In 1935, German chemists synthesized the first of a series of synthetic rubbers known as Buna rubbers. These were copolymers, meaning the polymers were made up from two monomers in alternating sequence. Other brands included Koroseal, which Waldo Semon developed in 1935, and Sovprene, which Russian researchers created in 1940. B.F. Goodrich Company scientist Waldo Semon developed a new and cheaper version of synthetic rubber known as Ameripol in 1940.

The production of synthetic rubber in the United States expanded greatly during World War II, since the Axis powers controlled nearly all the world's limited supplies of natural rubber by mid-1942 once Japan conquered Asia. Military trucks needed rubber for tyres, and rubber was used in almost every other war machine. The U.S. government launched a major (and largely secret) effort to improve synthetic rubber production. A large team of chemists from many institutions were involved, including Calvin Souther Fuller of Bell Labs. The rubber designated GRS (Government Rubber Styrene), a copolymer of butadiene and styrene, was the basis for U.S. synthetic rubber production during World War II. By 1944, a total of 50 factories were manufacturing it, pouring out a volume of the material twice that of the world's natural rubber production before the beginning of the war. It still represents about half of total world production.

Operation Pointblank bombing targets of Nazi Germany included the Schkopau (50K tons/yr) plant and the Hüls synthetic rubber plant near Recklinghausen (30K, 17%), the Kölnische Gummifäden Fabrik tire and tube plant at Deutz on the east bank of the Rhine. The Ferrara, Italy, synthetic rubber factory (near a river bridge) was bombed August 23, 1944. Three other synthetic rubber facilities were at Ludwigshafen/Oppau (15K), Hanover/Limmer (reclamation, 20K), and Leverkusen (5K). A synthetic rubber plant at Oświęcim in Nazi-occupied Poland, was under construction on March 5, 1944.

World War Two poster about synthetic rubber tyres
Solid-fuel rockets during World War II used nitrocellulose for propellants, but it was impractical and dangerous to make such rockets very large. During the war, California Institute of Technology (Caltech) researchers came up with a new solid fuel based on asphalt mixed with an oxidizer (such as potassium or ammonium perchlorate), and aluminium powder. This new solid fuel burned more slowly and evenly than nitrocellulose, and was much less dangerous to store and use, but it tended to slowly flow out of the rocket in storage and the rockets using it had to be stockpiled nose down.

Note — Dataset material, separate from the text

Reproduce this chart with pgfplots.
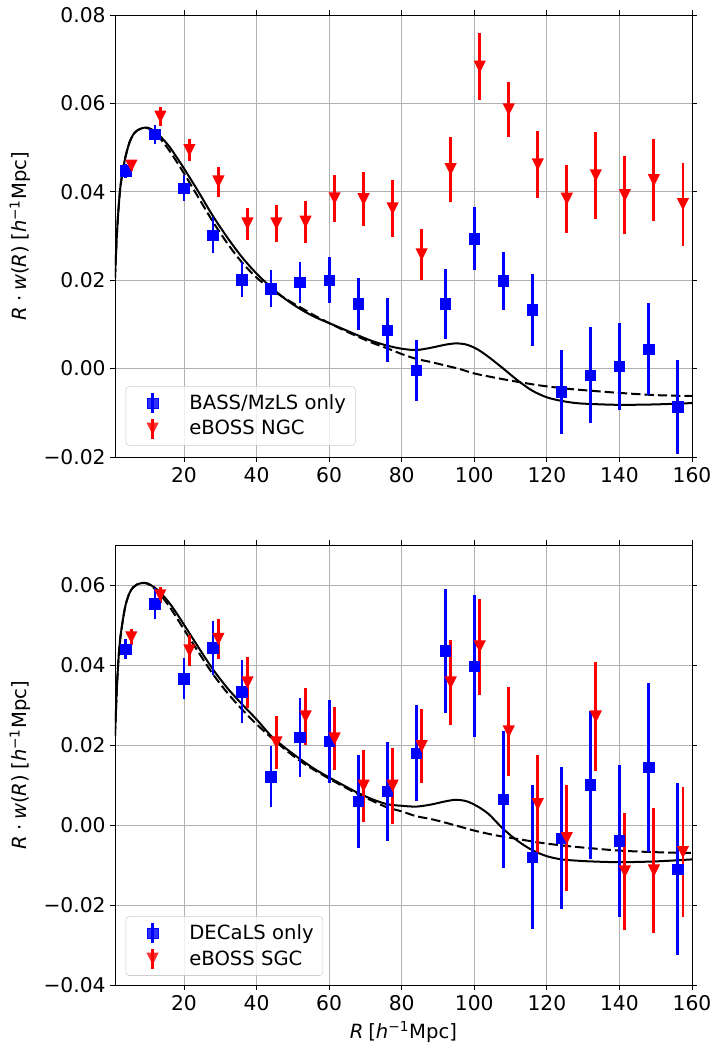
\documentclass[border=0pt]{standalone}
\usepackage{pgfplots}
\pgfplotsset{compat=1.18}
\usepackage{fontspec}
\setmainfont{DejaVu Sans}
\pgfdeclareplotmark{tridown}{%
  \pgfpathmoveto{\pgfqpoint{0pt}{-\pgfplotmarksize}}%
  \pgfpathlineto{\pgfqpoint{-\pgfplotmarksize}{\pgfplotmarksize}}%
  \pgfpathlineto{\pgfqpoint{\pgfplotmarksize}{\pgfplotmarksize}}%
  \pgfpathclose\pgfusepathqfill}
\pgfplotsset{
  common/.style={
    scale only axis, anchor=south west, width=432.75pt,
    xmin=1, xmax=160,
    xtick={20,40,60,80,100,120,140,160},
    xticklabels={20,40,60,80,100,120,140,160},
    scaled ticks=false,
    grid=major, grid style={color=black!31, line width=0.6pt},
    tick align=outside, tick pos=both, major tick length=3.5pt,
    axis line style={line width=0.6pt}, tick style={black, line width=0.6pt},
    font=\fontsize{14.7}{17.5}\selectfont,
    ticklabel style={font=\fontsize{15.2}{18}\selectfont},
    xticklabel style={yshift=-0.5pt},
    ylabel={\textit{R}\hspace{3.5pt}·\hspace{3.5pt}\textit{w}(\textit{R})\hspace{4pt}[\textit{h}\textsuperscript{−1}Mpc]},
    ylabel style={at={(axis description cs:-0.1646,0.5)}, anchor=center, rotate=0},
    legend cell align=left,
    legend image code/.code={
      \path[draw=none, fill=none] (-15pt,0pt) -- (4pt,0pt);
      \draw[##1, line width=2.1pt] (0pt,-7.5pt) -- (0pt,7.5pt);
      \draw[##1, only marks] plot coordinates {(0pt,0pt)};
    },
    legend style={anchor=south west, draw=black!20, rounded corners=2.5pt,
      fill=white, fill opacity=0.8, text opacity=1, inner xsep=5pt, inner ysep=4pt,
      row sep=2pt, font=\fontsize{14.7}{17.5}\selectfont},
  },
  solidm/.style={black, line width=1.5pt, smooth, tension=0.5, no marks},
  dashm/.style={black, line width=1.5pt, dash pattern=on 7pt off 3pt, smooth, tension=0.5, no marks},
  bluep/.style={blue, only marks, mark=square*, mark size=4pt,
    error bars/.cd, y dir=both, y explicit, error mark=none,
    error bar style={line width=2.1pt, blue}},
  redp/.style={red, only marks, mark=tridown, mark size=4.6pt,
    error bars/.cd, y dir=both, y explicit, error mark=none,
    error bar style={line width=2.1pt, red}},
}
\begin{document}
\begin{tikzpicture}
\path[use as bounding box] (0,0) rectangle (539.25pt,790.5pt);
% ---------------- top panel ----------------
\begin{axis}[common, at={(86.25pt,447.75pt)}, height=331.5pt,
  ymin=-0.02, ymax=0.08,
  ytick={-0.02,0,0.02,0.04,0.06,0.08},
  yticklabels={−0.02,0.00,0.02,0.04,0.06,0.08},
  legend style={at={(axis description cs:0.0185,0.0256)}}]
\addplot[solidm, forget plot] coordinates {
(1,0.0205) (1.5,0.0300) (2,0.0365) (2.5,0.0412) (3.3,0.0455) (4,0.0483) (5,0.0512)
(6,0.0529) (7,0.0538) (8.5,0.0544) (10,0.0545) (12,0.0537) (14,0.0521) (16,0.0502)
(18,0.0478) (20,0.0453) (24,0.0400) (28,0.0345) (32,0.0296) (36,0.0252) (40,0.0215)
(44,0.0184) (48,0.0157) (52,0.0135) (56,0.0117) (60,0.0103) (64,0.0089) (68,0.0075)
(72,0.0062) (76,0.0052) (80,0.0045) (84,0.0042) (88,0.0047) (92,0.0054) (95,0.0057)
(98,0.0054) (101,0.0043) (104,0.0026) (108,0.0000) (112,-0.0027) (116,-0.0050)
(120,-0.0065) (124,-0.0073) (128,-0.0078) (132,-0.0080) (140,-0.0082) (150,-0.0081) (160,-0.0078)};
\addplot[dashm, forget plot] coordinates {
(1,0.0205) (1.5,0.0300) (2,0.0365) (2.5,0.0412) (3.3,0.0455) (4,0.0483) (5,0.0512)
(6,0.0529) (7,0.0538) (8.5,0.0544) (10,0.0544) (12,0.0533) (14,0.0515) (16,0.0493)
(18,0.0468) (20,0.0442) (24,0.0387) (28,0.0332) (32,0.0283) (36,0.0240) (40,0.0206)
(44,0.0180) (48,0.0158) (52,0.0139) (56,0.0120) (60,0.0103) (64,0.0087) (68,0.0072)
(72,0.0058) (76,0.0046) (80,0.0033) (84,0.0022) (88,0.0015) (92,0.0007) (96,-0.0001)
(100,-0.0011) (106,-0.0021) (112,-0.0030) (118,-0.0038) (125,-0.0045) (132,-0.0050)
(140,-0.0055) (150,-0.0060) (160,-0.0062)};
\addplot[bluep] table[x=x, y=y, y error=e] {
x y e
4 0.0447 0.0015
12 0.0530 0.0021
20 0.0408 0.0029
28 0.0302 0.0041
36 0.0201 0.0040
44 0.0181 0.0042
52 0.0195 0.0047
60 0.0200 0.0052
68 0.0147 0.0059
76 0.0087 0.0072
84 -0.0004 0.0069
92 0.0147 0.0079
100 0.0294 0.0072
108 0.0198 0.0065
116 0.0133 0.0082
124 -0.0053 0.0094
132 -0.0015 0.0108
140 0.0005 0.0099
148 0.0044 0.0104
156 -0.0087 0.0106
};
\addlegendentry{\hspace{21pt}BASS/MzLS only}
\addplot[redp] table[x=x, y=y, y error=e] {
x y e
5.5 0.0459 0.0012
13.5 0.0570 0.0021
21.5 0.0494 0.0025
29.5 0.0423 0.0034
37.5 0.0328 0.0036
45.5 0.0328 0.0042
53.5 0.0332 0.0048
61.5 0.0385 0.0054
69.5 0.0383 0.0061
77.5 0.0362 0.0064
85.5 0.0258 0.0057
93.5 0.0451 0.0073
101.5 0.0683 0.0076
109.5 0.0586 0.0062
117.5 0.0462 0.0075
125.5 0.0384 0.0077
133.5 0.0437 0.0098
141.5 0.0392 0.0088
149.5 0.0426 0.0093
157.5 0.0372 0.0094
};
\addlegendentry{\hspace{21pt}eBOSS NGC}
\end{axis}
% ---------------- bottom panel ----------------
\begin{axis}[common, at={(86.25pt,51.75pt)}, height=330pt,
  ymin=-0.04, ymax=0.07,
  ytick={-0.04,-0.02,0,0.02,0.04,0.06},
  yticklabels={−0.04,−0.02,0.00,0.02,0.04,0.06},
  xlabel={\textit{R}\hspace{3.5pt}[\textit{h}\textsuperscript{−1}Mpc]},
  xlabel style={at={(axis description cs:0.5,-0.106)}, anchor=center},
  legend style={at={(axis description cs:0.0185,0.021)}}]
\addplot[solidm, forget plot] coordinates {
(1,0.0223) (1.5,0.0340) (2,0.0420) (2.5,0.0470) (3.3,0.0520) (4,0.0553) (5,0.0580)
(6,0.0594) (7,0.0601) (8.5,0.0605) (10,0.0604) (12,0.0593) (14,0.0576) (16,0.0555)
(18,0.0529) (20,0.0501) (24,0.0444) (28,0.0389) (32,0.0342) (36,0.0302) (40,0.0264)
(44,0.0223) (48,0.0192) (52,0.0165) (56,0.0140) (60,0.0119) (64,0.0099) (68,0.0080)
(72,0.0064) (76,0.0052) (80,0.0048) (84,0.0046) (88,0.0051) (92,0.0059) (95,0.0063)
(98,0.0059) (101,0.0046) (104,0.0027) (108,-0.0010) (112,-0.0040) (116,-0.0063)
(120,-0.0078) (124,-0.0086) (128,-0.0089) (132,-0.0091) (140,-0.0093) (150,-0.0091) (160,-0.0086)};
\addplot[dashm, forget plot] coordinates {
(1,0.0223) (1.5,0.0340) (2,0.0420) (2.5,0.0470) (3.3,0.0520) (4,0.0553) (5,0.0580)
(6,0.0594) (7,0.0601) (8.5,0.0605) (10,0.0603) (12,0.0590) (14,0.0570) (16,0.0546)
(18,0.0518) (20,0.0489) (24,0.0432) (28,0.0377) (32,0.0330) (36,0.0289) (40,0.0252)
(44,0.0219) (48,0.0188) (52,0.0160) (56,0.0137) (60,0.0116) (64,0.0096) (68,0.0077)
(72,0.0060) (76,0.0044) (80,0.0034) (84,0.0022) (88,0.0015) (92,0.0006) (96,-0.0004)
(100,-0.0014) (106,-0.0026) (112,-0.0035) (118,-0.0044) (125,-0.0052) (132,-0.0058)
(140,-0.0064) (150,-0.0068) (160,-0.0070)};
\addplot[bluep] table[x=x, y=y, y error=e] {
x y e
4 0.0439 0.0025
12 0.0553 0.0039
20 0.0366 0.0052
28 0.0443 0.0067
36 0.0333 0.0079
44 0.0121 0.0077
52 0.0219 0.0099
60 0.0209 0.0103
68 0.0059 0.0116
76 0.0084 0.0123
84 0.0179 0.0120
92 0.0436 0.0155
100 0.0397 0.0178
108 0.0064 0.0172
116 -0.0081 0.0180
124 -0.0033 0.0177
132 0.0101 0.0185
140 -0.0040 0.0190
148 0.0144 0.0212
156 -0.0111 0.0215
};
\addlegendentry{\hspace{21pt}DECaLS only}
\addplot[redp] table[x=x, y=y, y error=e] {
x y e
5.5 0.0469 0.0020
13.5 0.0574 0.0020
21.5 0.0436 0.0038
29.5 0.0465 0.0049
37.5 0.0356 0.0063
45.5 0.0206 0.0066
53.5 0.0271 0.0072
61.5 0.0216 0.0079
69.5 0.0098 0.0090
77.5 0.0098 0.0095
85.5 0.0197 0.0092
93.5 0.0356 0.0107
101.5 0.0446 0.0120
109.5 0.0234 0.0112
117.5 0.0052 0.0122
125.5 -0.0033 0.0133
133.5 0.0271 0.0136
141.5 -0.0116 0.0146
149.5 -0.0114 0.0156
157.5 -0.0068 0.0163
};
\addlegendentry{\hspace{21pt}eBOSS SGC}
\end{axis}
\end{tikzpicture}
\end{document}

After the war, Caltech researchers began to investigate the use of synthetic rubbers to replace asphalt in their solid fuel rocket motors. By the mid-1950s, large missiles were being built using solid fuels based on synthetic rubber, mixed with ammonium perchlorate and high proportions of aluminium powder. 

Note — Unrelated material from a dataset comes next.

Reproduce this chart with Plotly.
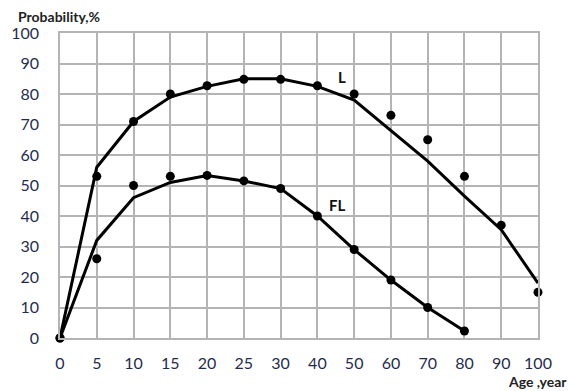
import plotly.graph_objects as go

# Age groups (equally spaced categories on the x axis)
ages = ["0", "5", "10", "15", "20", "25", "30", "40", "50", "60", "70", "80", "90", "100"]

# L: observed points and fitted curve
l_points = [0, 53, 71, 80, 82.7, 84.8, 84.8, 82.7, 80, 73, 65, 53, 37, 15]
l_curve = [0, 56, 71, 79, 82.5, 85, 85, 82.5, 78, 68, 58, 46.5, 35.5, 18]

# FL: observed points and fitted curve (ages 0-80)
fl_ages = ages[:12]
fl_points = [0, 26, 50, 53, 53.3, 51.5, 49, 40, 29, 19, 10, 2.3]
fl_curve = [0, 32, 46, 51, 53.3, 51.5, 49, 40, 29, 19, 10, 2.3]

y_ticks = list(range(0, 101, 10))

font_family = "Lato, 'Open Sans', sans-serif"
tick_color = "#1f2d4d"

fig = go.Figure()

fig.add_trace(go.Scatter(x=ages, y=l_curve, mode="lines",
                         line=dict(color="black", width=3), cliponaxis=False))
fig.add_trace(go.Scatter(x=ages, y=l_points, mode="markers",
                         marker=dict(color="black", size=9), cliponaxis=False))
fig.add_trace(go.Scatter(x=fl_ages, y=fl_curve, mode="lines",
                         line=dict(color="black", width=3), cliponaxis=False))
fig.add_trace(go.Scatter(x=fl_ages, y=fl_points, mode="markers",
                         marker=dict(color="black", size=9), cliponaxis=False))

fig.update_layout(
    width=571, height=391,
    margin=dict(l=60, r=33, t=33, b=53),
    plot_bgcolor="white", paper_bgcolor="white",
    showlegend=False,
    font=dict(family=font_family, color=tick_color, size=16),
    xaxis=dict(
        type="category", categoryorder="array", categoryarray=ages,
        range=[0, 13], showgrid=True, gridcolor="#b4b4b4", gridwidth=1.5,
        showline=True, linecolor="#b4b4b4", linewidth=1.5, mirror=True,
        zeroline=False, ticks="", ticklabelstandoff=10,
        tickfont=dict(size=16, color=tick_color),
    ),
    yaxis=dict(
        range=[0, 100], tickvals=y_ticks, showgrid=True,
        gridcolor="#b4b4b4", gridwidth=1.5,
        showline=True, linecolor="#b4b4b4", linewidth=1.5, mirror=True,
        zeroline=False, ticks="", ticklabelstandoff=16,
        tickfont=dict(size=16, color=tick_color),
    ),
    annotations=[
        dict(text="<b>Probability,%</b>", xref="paper", yref="paper",
             x=0, y=1.0, xanchor="left", yanchor="middle",
             xshift=-44, yshift=17,
             showarrow=False, font=dict(size=14, color="#222222")),
        dict(text="<b>Age ,year</b>", xref="paper", yref="paper",
             x=1.0, y=0, xanchor="left", yanchor="middle",
             xshift=-32, yshift=-43,
             showarrow=False, font=dict(size=14, color="#222222")),
        dict(text="<b>L</b>", x=7.67, y=85.7, xref="x", yref="y",
             showarrow=False, font=dict(size=15, color="#111111")),
        dict(text="<b>FL</b>", x=7.53, y=43.7, xref="x", yref="y",
             showarrow=False, font=dict(size=15, color="#111111")),
    ],
)

fig.write_html("out.html")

Such solid fuels could be cast into large, uniform blocks that had no cracks or other defects that would cause non-uniform burning. Ultimately, all large solid-fuel military rockets and missiles would use synthetic-rubber-based solid fuels, and they would also play a significant part in the civilian space effort.

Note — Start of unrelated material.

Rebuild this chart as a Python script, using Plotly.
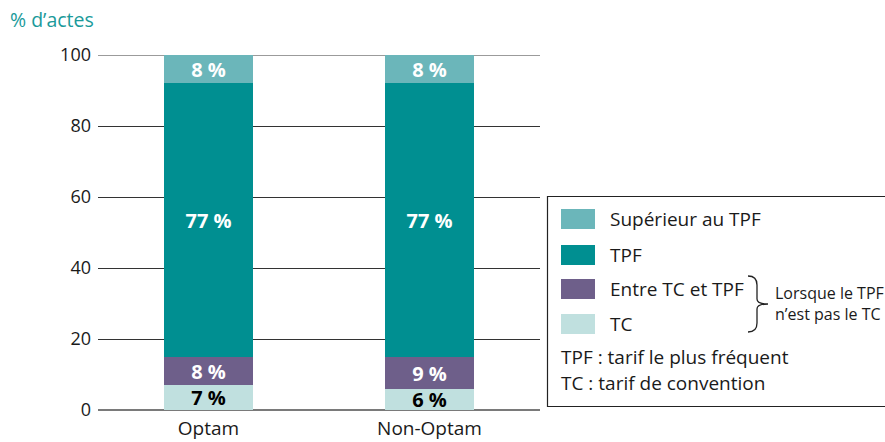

Additional refinements to the process of creating synthetic rubber continued after the war. The chemical synthesis of isoprene accelerated the reduced need for natural rubber, and the peacetime quantity of synthetic rubber exceeded the production of natural rubber by the early 1960s.

Nowadays synthetic rubber is used a great deal in printing on textiles. In this case it is called rubber paste. In most cases titanium dioxide is used with copolymerization and volatile matter in producing such synthetic rubber for textile use. Moreover, this kind of preparation can be considered to be the pigment preparation based on titanium dioxide.